→ **Description of the task**
Show all lines that include the string "with"; copy each one.

→ **Records provided**
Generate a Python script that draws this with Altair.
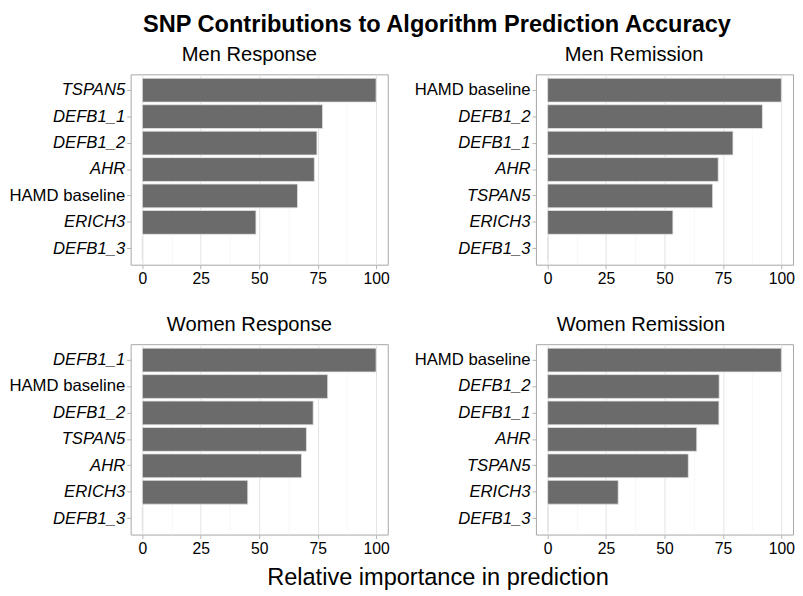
import altair as alt
import pandas as pd

FONT = "Arial"

main_title = "SNP Contributions to Algorithm Prediction Accuracy"
x_title = "Relative importance in prediction"

men_resp_title = "Men Response"
men_resp_labels = ["TSPAN5", "DEFB1_1", "DEFB1_2", "AHR", "HAMD baseline", "ERICH3", "DEFB1_3"]
men_resp_values = [100, 77.1, 74.7, 73.6, 66.4, 48.6, 0]

men_rem_title = "Men Remission"
men_rem_labels = ["HAMD baseline", "DEFB1_2", "DEFB1_1", "AHR", "TSPAN5", "ERICH3", "DEFB1_3"]
men_rem_values = [100, 91.9, 79.3, 73.0, 70.6, 53.6, 0]

women_resp_title = "Women Response"
women_resp_labels = ["DEFB1_1", "HAMD baseline", "DEFB1_2", "TSPAN5", "AHR", "ERICH3", "DEFB1_3"]
women_resp_values = [100, 79.3, 73.1, 70.2, 68.1, 45.1, 0]

women_rem_title = "Women Remission"
women_rem_labels = ["HAMD baseline", "DEFB1_2", "DEFB1_1", "AHR", "TSPAN5", "ERICH3", "DEFB1_3"]
women_rem_values = [100, 73.4, 73.3, 63.8, 60.2, 30.2, 0]

x_grid_values = [0, 12.5, 25, 37.5, 50, 62.5, 75, 87.5, 100]


def panel(title, labels, values, dx):
    df = pd.DataFrame({"feature": labels, "importance": values})
    minor = "datum.value % 25 !== 0"
    return (
        alt.Chart(df)
        .mark_bar(color="#6b6b6b", stroke="#e4e4e4", strokeWidth=0.8)
        .encode(
            x=alt.X(
                "importance:Q",
                scale=alt.Scale(domain=[-5, 105], nice=False),
                axis=alt.Axis(
                    title=None,
                    values=x_grid_values,
                    labelExpr="datum.value % 25 === 0 ? datum.label : ''",
                    labelFontSize=16,
                    gridColor={"condition": {"test": minor, "value": "#F1F1F1"}, "value": "#E2E2E2"},
                    gridWidth={"condition": {"test": minor, "value": 0.6}, "value": 1},
                    tickOpacity={"condition": {"test": minor, "value": 0}, "value": 1},
                ),
            ),
            y=alt.Y(
                "feature:N",
                sort=labels,
                scale=alt.Scale(paddingInner=0.1, paddingOuter=0.15),
                axis=alt.Axis(
                    title=None,
                    labelFontSize=17,
                    gridColor="#E2E2E2",
                    labelFontStyle={
                        "condition": {"test": "datum.value === 'HAMD baseline'", "value": "normal"},
                        "value": "italic",
                    },
                ),
            ),
            tooltip=["feature:N", "importance:Q"],
        )
        .properties(
            width=262,
            height=194,
            title=alt.TitleParams(
                title, fontSize=20.5, fontWeight="normal", anchor="middle",
                frame="group", dx=dx, offset=9, font=FONT, color="black",
            ),
        )
    )


p1 = panel(men_resp_title, men_resp_labels, men_resp_values, -10)
p2 = panel(men_rem_title, men_rem_labels, men_rem_values, -31)
p3 = panel(women_resp_title, women_resp_labels, women_resp_values, -10)
p4 = panel(women_rem_title, women_rem_labels, women_rem_values, -24)

row1 = alt.hconcat(p1, p2, spacing=24)
row2 = alt.hconcat(p3, p4, spacing=24)

inner = alt.vconcat(row1, row2, spacing=28).properties(
    title=alt.TitleParams(
        x_title, orient="bottom", fontSize=24, fontWeight="normal",
        anchor="middle", dx=37, offset=10, font=FONT, color="black",
    )
)

chart = (
    alt.vconcat(inner)
    .properties(
        title=alt.TitleParams(
            main_title, fontSize=24, fontWeight="bold", anchor="middle",
            dx=36, offset=8, font=FONT, color="black",
        ),
        background="white",
        padding=0,
    )
    .configure_view(stroke="#A6A6A6", strokeWidth=1)
    .configure_axis(
        labelFont=FONT,
        labelColor="black",
        tickColor="#B3B3B3",
        tickSize=4,
        tickWidth=1,
        domain=False,
        labelPadding=2,
    )
    .configure_title(font=FONT)
)

chart.save("out.html", embed_options={"renderer": "svg", "actions": False})
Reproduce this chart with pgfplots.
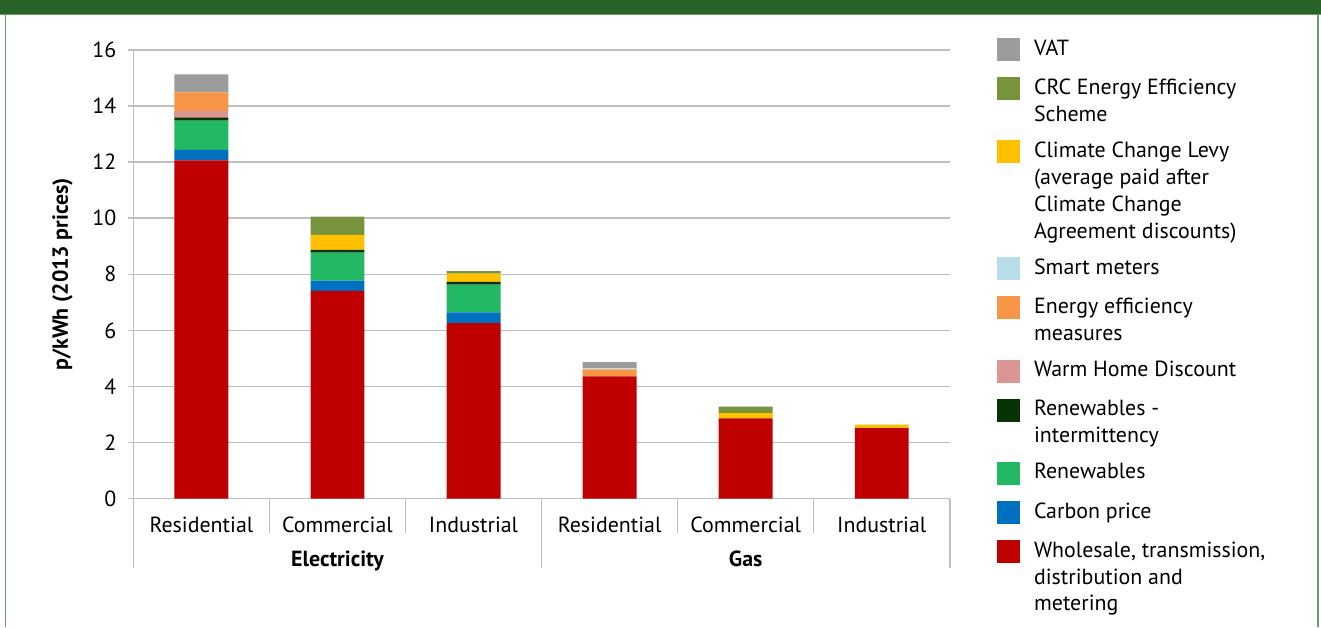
\documentclass[border=0pt]{standalone}
\usepackage{fontspec}
\setmainfont{PT Sans}
\usepackage{pgfplots}
\usepackage{pgfplotstable}
\pgfplotsset{compat=1.18}

\definecolor{cWhole}{HTML}{C00000}
\definecolor{cCarbon}{HTML}{0070C0}
\definecolor{cRenew}{HTML}{23B964}
\definecolor{cInter}{HTML}{063306}
\definecolor{cWarm}{HTML}{DA9694}
\definecolor{cEff}{HTML}{F79646}
\definecolor{cSmart}{HTML}{B7DEE8}
\definecolor{cCCL}{HTML}{FFC000}
\definecolor{cCRC}{HTML}{77933C}
\definecolor{cVAT}{HTML}{9C9C9C}
\definecolor{axisgray}{HTML}{BFBFBF}
\definecolor{hdrgreen}{HTML}{286428}
\definecolor{bordergreen}{HTML}{6A9C6A}

% p/kWh, 2013 prices; columns are stacked bottom to top
\pgfplotstableread{
x whole carbon renew inter warm eff smart ccl crc vat
0 12.06 0.38 1.04 0.11 0.23 0.67 0.00 0.00 0.00 0.64
1 7.41  0.36 1.00 0.10 0.00 0.00 0.00 0.54 0.65 0.00
2 6.26  0.38 0.99 0.10 0.00 0.00 0.00 0.29 0.09 0.00
3 4.36  0.00 0.00 0.00 0.00 0.25 0.05 0.00 0.00 0.21
4 2.86  0.00 0.00 0.00 0.00 0.00 0.00 0.19 0.23 0.00
5 2.51  0.00 0.00 0.00 0.00 0.00 0.00 0.13 0.00 0.00
}\costs

% swatch raised to the first line of a legend entry (#1 = lines above the last)
\pgfplotsset{
  myleg/.style={legend image code/.code={\fill[##1] (0bp,{#1*13.5bp-3bp}) rectangle (11.5bp,{#1*13.5bp+8.5bp});}},
  myleg/.default=0,
}
\newcommand{\txt}{\fontsize{11}{13.5}\selectfont}
% legend text, one or more lines, baseline on the last line
\newcommand{\ml}[1]{\begin{tabular}[b]{@{}l@{}}#1\end{tabular}}

\begin{document}
\begin{tikzpicture}
\fill[white] (0,0) rectangle (660.5bp,313.5bp);
\fill[hdrgreen] (0,306.5bp) rectangle (660.5bp,313.5bp);
\draw[bordergreen, line width=0.5bp] (0,306.3bp) -- (660.5bp,306.3bp);
\draw[bordergreen, line width=0.8bp] (2.6bp,0) -- (2.6bp,306.5bp);
\draw[bordergreen, line width=0.8bp] (659.1bp,0) -- (659.1bp,306.5bp);
\begin{axis}[
  at={(66.5bp,64bp)}, anchor=south west,
  scale only axis, width=408.5bp, height=224.5bp,
  xmin=-0.5, xmax=5.5, ymin=0, ymax=16,
  ytick={0,2,...,16},
  xtick={0,...,5},
  xticklabels={Residential,Commercial,Industrial,Residential,Commercial,Industrial},
  ybar stacked, bar width=27bp,
  axis x line*=bottom, axis y line*=left,
  axis line style={draw=axisgray, line width=0.75bp},
  ymajorgrids, grid style={draw=axisgray, line width=0.75bp},
  x tick style={draw=none},
  y tick style={draw=axisgray, line width=0.75bp},
  tick align=outside, major tick length=2.5bp,
  tick label style={font=\txt},
  /pgf/number format/assume math mode=true,
  xticklabel style={anchor=base, yshift=-14.3bp},
  yticklabel style={xshift=-2.5bp},
  ylabel={\bfseries p/kWh (2013 prices)},
  ylabel style={font=\txt, at={(axis description cs:-0.0869,0.5)}, anchor=center},
  clip=false,
  reverse legend,
  legend style={at={(1.0575,1.0312)}, anchor=north west, draw=none, fill=none,
    inner sep=0pt, column sep=7bp, row sep=7.2bp,
    nodes={anchor=base west, inner sep=0pt, font=\txt}},
]
\addplot[fill=cWhole, draw=none, myleg=2] table[x=x, y=whole]{\costs};
\addlegendentry{\ml{Wholesale, transmission,\\distribution and\\metering}}
\addplot[fill=cCarbon, draw=none, myleg] table[x=x, y=carbon]{\costs};
\addlegendentry{\ml{Carbon price}}
\addplot[fill=cRenew, draw=none, myleg] table[x=x, y=renew]{\costs};
\addlegendentry{\ml{Renewables}}
\addplot[fill=cInter, draw=none, myleg=1] table[x=x, y=inter]{\costs};
\addlegendentry{\ml{Renewables -\\intermittency}}
\addplot[fill=cWarm, draw=none, myleg] table[x=x, y=warm]{\costs};
\addlegendentry{\ml{Warm Home Discount}}
\addplot[fill=cEff, draw=none, myleg=1] table[x=x, y=eff]{\costs};
\addlegendentry{\ml{Energy efficiency\\measures}}
\addplot[fill=cSmart, draw=none, myleg] table[x=x, y=smart]{\costs};
\addlegendentry{\ml{Smart meters}}
\addplot[fill=cCCL, draw=none, myleg=3] table[x=x, y=ccl]{\costs};
\addlegendentry{\ml{Climate Change Levy\\(average paid after\\Climate Change\\Agreement discounts)}}
\addplot[fill=cCRC, draw=none, myleg=1] table[x=x, y=crc]{\costs};
\addlegendentry{\ml{CRC Energy Efficiency\\Scheme}}
\addplot[fill=cVAT, draw=none, myleg] table[x=x, y=vat]{\costs};
\addlegendentry{\ml{VAT}}
% category separators below the axis
\draw[axisgray, line width=0.75bp] (axis cs:0.5,0) -- ([yshift=-17bp]axis cs:0.5,0);
\draw[axisgray, line width=0.75bp] (axis cs:1.5,0) -- ([yshift=-17bp]axis cs:1.5,0);
\draw[axisgray, line width=0.75bp] (axis cs:3.5,0) -- ([yshift=-17bp]axis cs:3.5,0);
\draw[axisgray, line width=0.75bp] (axis cs:4.5,0) -- ([yshift=-17bp]axis cs:4.5,0);
\draw[axisgray, line width=0.75bp] (axis cs:-0.5,0) -- ([yshift=-34.5bp]axis cs:-0.5,0);
\draw[axisgray, line width=0.75bp] (axis cs:2.5,0) -- ([yshift=-34.5bp]axis cs:2.5,0);
\draw[axisgray, line width=0.75bp] (axis cs:5.5,0) -- ([yshift=-34.5bp]axis cs:5.5,0);
\node[font=\txt\bfseries, anchor=base] at ([yshift=-34bp]axis cs:1,0) {Electricity};
\node[font=\txt\bfseries, anchor=base] at ([yshift=-34bp]axis cs:4,0) {Gas};
\end{axis}
\end{tikzpicture}
\end{document}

→ **Reply to the task**
Generate a Python script that draws this with Altair.
Reproduce this chart with pgfplots.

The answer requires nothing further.